On retrouve ces mêmes stéréotypes avec le viol, qui, selon ce même imaginaire, se déroulerait forcément dans l'ombre d'une ruelle, d'un parking effrayant, la nuit, et serait perpétré par un monstre inconnu. L’auteur de La nuit des hommes précise que, dans l’imaginaire collectif, le violeur, qu'il ait ou non recours à la soumission chimique, est perçu comme "un rôdeur".
"On imagine souvent le violeur comme un marginal, quelqu'un de désinséré socialement, proche de l’image des tueurs en série. En réalité, ce sont souvent des individus bien insérés, avec une famille, des amis, un travail, des enfants, comme on le voit dans le procès Mazan", précise l'auteur.
En 2022, l’Observatoire national des violences faites aux femmes indiquait que dans 41% des viols enregistrés par les forces de l’ordre, l’auteur présumé est le conjoint ou ex-conjoint de la victime.
"Voilà les principaux clichés autour du viol conjugal : on imagine que c'est un crime qui est rare, voire inexistant, parce qu'une femme ne peut pas être violée par son mari. Ou que ce n'est pas un viol, quand il n'y a pas de violence, que la femme n’a qu'à partir…", énumère Valérie Rey-Robert, auteure des essais féministes Une culture du viol à la française - Du "troussage de domestique" à la "liberté d'importuner", et Le sexisme, une affaire d'hommes (éditions Libertalia).
Une enquête de l’Observatoire national de la délinquance et des réponses pénales (ONDRP)* montre d’ailleurs que 65% des Français.es ignorent qu’un viol peut être commis au sein d’un mariage ou d’un couple.
Des violences invisibles
La soumission chimique et le viol conjugal sont entourés des mêmes clichés, parce qu'ils sont tous deux des violences "invisibles". Les affaires comme celle de Mazan, où des preuves vidéo existent, sont rares. En général, ces actes se déroulent dans la sphère privée, souvent avec un agresseur connu de la victime, familier.

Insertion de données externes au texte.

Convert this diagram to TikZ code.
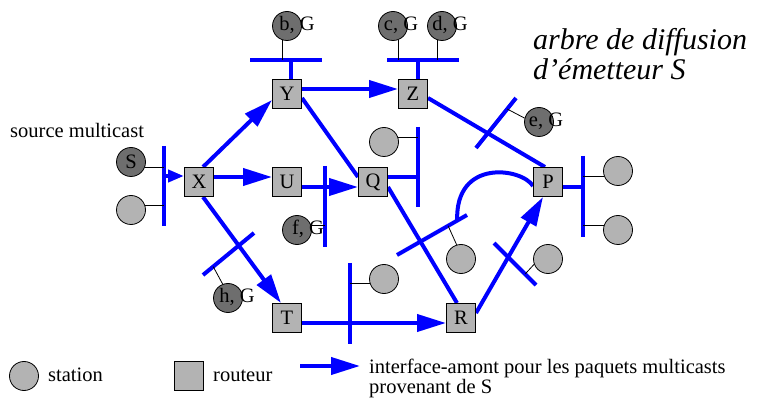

"Les croyances sont souvent beaucoup plus fortes que la vérité. On a toutes les preuves et les chiffres, pourtant les gens continuent de penser que le viol conjugal n’existe pas." Valérie Rey-Robert
Pour les viols conjugaux, 60% des victimes ne portent jamais plainte, selon une étude de la Fondation des femmes réalisée en 2023. L’essayiste explique ce chiffre par le fait qu’en cas de procès, "c’est souvent parole contre parole, il n’y a pas de preuves physiques". Et de noter : "Dans les procès où il y a eu des violences conjugales, le viol est souvent relégué au second plan. On juge avant tout les violences conjugales, en estimant que, de toute façon, la victime et l’agresseur ne sont plus en lien, donc qu’il n’y a plus de risque, alors autant ne pas juger le viol."
Et dans les cas où des substances sont administrées, les victimes présentent généralement des amnésies, comme ce fut le cas pour Gisèle Pelicot. Dans de telles circonstances, le crime est non seulement invisible pour les personnes extérieures au huis clos que représente le cadre privé, mais également pour la victime elle-même.